On December 29, a news release from the provincial government said AIM’s salvage dealers licence had been revoked.

But Bryan Wilson, a spokesperson for Liveable Saint John, said the release did not mention the company’s approval to operate, issued by the Department of Environment.

“The general public has some confusion and anxiety because the announcement made around Christmastime sort of gave the public the general impression that AIM was closed forever. We then noticed there was no comment from the Minister of Environment,” said Wilson.

“The shredder is a specific approval, and that operation is governed by the Minister of Environment (Gary Crossman) and their rule around the shredder machine, and then the actual storage of the shredded material … how it’s stored, how it’s moved around, how it’s received in an out of the site, it’s the salvage yard portion of the approval.

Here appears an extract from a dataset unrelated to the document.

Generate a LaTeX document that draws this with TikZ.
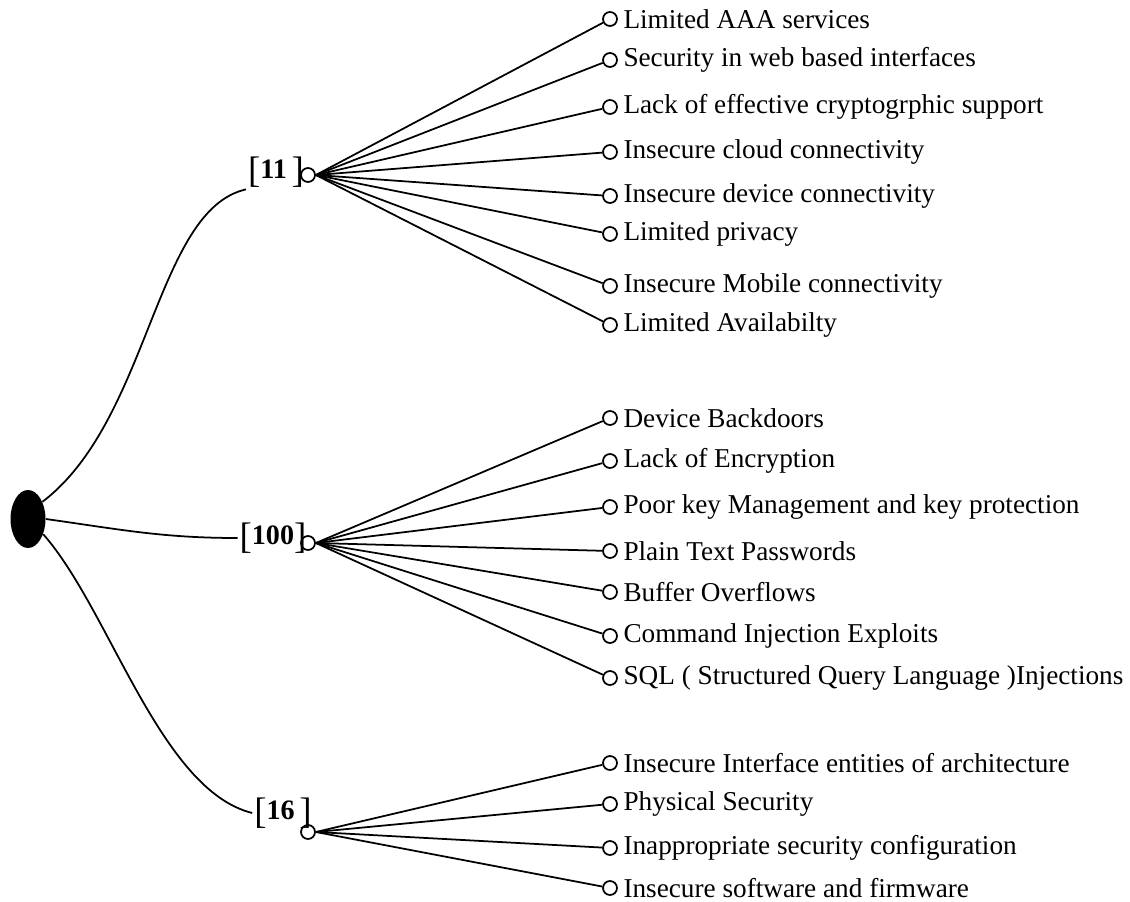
\documentclass[tikz,border=0pt]{standalone}
\usepackage{fontspec}
\setmainfont{Liberation Serif}
\usetikzlibrary{shapes.geometric, positioning}
\newcommand{\bigbr}[1]{\raisebox{-2pt}{\fontsize{21}{21}\selectfont#1}}
\tikzset{leaf/.style={circle, draw=black, fill=white, line width=1pt, inner sep=0pt, minimum size=0.28cm},
    hub/.style={circle, draw=black, fill=white, line width=1pt, inner sep=0pt, minimum size=0.28cm},
    tag/.style={inner sep=1pt, font=\fontsize{16}{18}\selectfont},
    twig/.style={line width=1pt}}

\begin{document}
\begin{tikzpicture}[x=0.02cm, y=-0.02cm, font=\fontsize{15.5}{18}\selectfont]
                 \useasboundingbox (0,0) rectangle (1130,902);
                 \node[ellipse, fill=black, minimum width=0.7cm, minimum height=1.16cm, inner sep=0pt](root) at (28,519){};
                 \node[hub](h11) at (308,175){};
                 \node[hub](h100) at (308,543){};
                 \node[hub](h16) at (308,832){};
                 \node[tag](t11) at (276,172){\bigbr{[}\textbf{11}\,\bigbr{]}};
                 \node[tag](t100) at (273,538){\bigbr{[}\textbf{100}\bigbr{]}};
                 \node[tag](t16) at (283,813){\bigbr{[}\textbf{16}\,\bigbr{]}};
                 \draw[twig](root.50) .. controls (150,420) and (155,210) .. (t11.south west);
                 \draw[twig](root.east) to[out=-8,in=180] (t100.west);
                 \draw[twig](root.-45) .. controls (110,610) and (160,790) .. (t16.west);
                 \foreach \y/\txt [count=\i] in {19/Limited AAA services, 60/Security in web based interfaces,
                     107/Lack of effective cryptogrphic support, 152/Insecure cloud connectivity,
                     196/Insecure device connectivity, 234/Limited privacy,
                     286/Insecure Mobile connectivity, 325/Limited Availabilty}{
                     \node[leaf, label={[inner sep=3pt]right:{\txt}}](a\i) at (610,\y){};
                     \draw[twig](h11.east)--(a\i);
                 }
                 \foreach \y/\txt [count=\i] in {418/Device Backdoors, 461/Lack of Encryption,
                     507/Poor key Management and key protection, 551/Plain Text Passwords,
                     592/Buffer Overflows, 636/Command Injection Exploits,
                     678/SQL ( Structured Query Language )Injections}{
                     \node[leaf, label={[inner sep=3pt]right:{\txt}}](b\i) at (610,\y){};
                     \draw[twig](h100.east)--(b\i);
                 }
                 \foreach \y/\txt [count=\i] in {763/Insecure Interface entities of architecture,
                     804/Physical Security, 848/Inappropriate security configuration,
                     888/Insecure software and firmware}{
                     \node[leaf, label={[inner sep=3pt]right:{\txt}}](c\i) at (610,\y){};
                     \draw[twig](h16.east)--(c\i);
                 }
             \end{tikzpicture}
\end{document}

“So some people are wondering if this is a technicality. By not having a salvage yard that they’re not allowed to operate in, then by extension, they can’t run the shredder as well because it has to reside in the salvage yard. That’s a question we don’t know,” Wilson added.

A spokesperson for the Department of Environment confirmed to our newsroom that the approval to operate remains suspended, but said it would not be commenting further on the company’s Port Saint John operations.

Wilson said he believes AIM will fight tooth and nail every step of the way if operations are forced to move locations.

“AIM states this is one of their crown jewels of the Atlantic, that they have access to a port and railways, and looking at their global footprint and where they operate from, it does look like a unique situation. It’s a high-value product for them,” said Wilson.

“Ironically if it’s a high-value product, they could’ve treated it better. They receive a Lamborghini and they treated it like a junker.”


A petition calling for the permanent closure of AIM’s port location now has more than 2,500 signatures.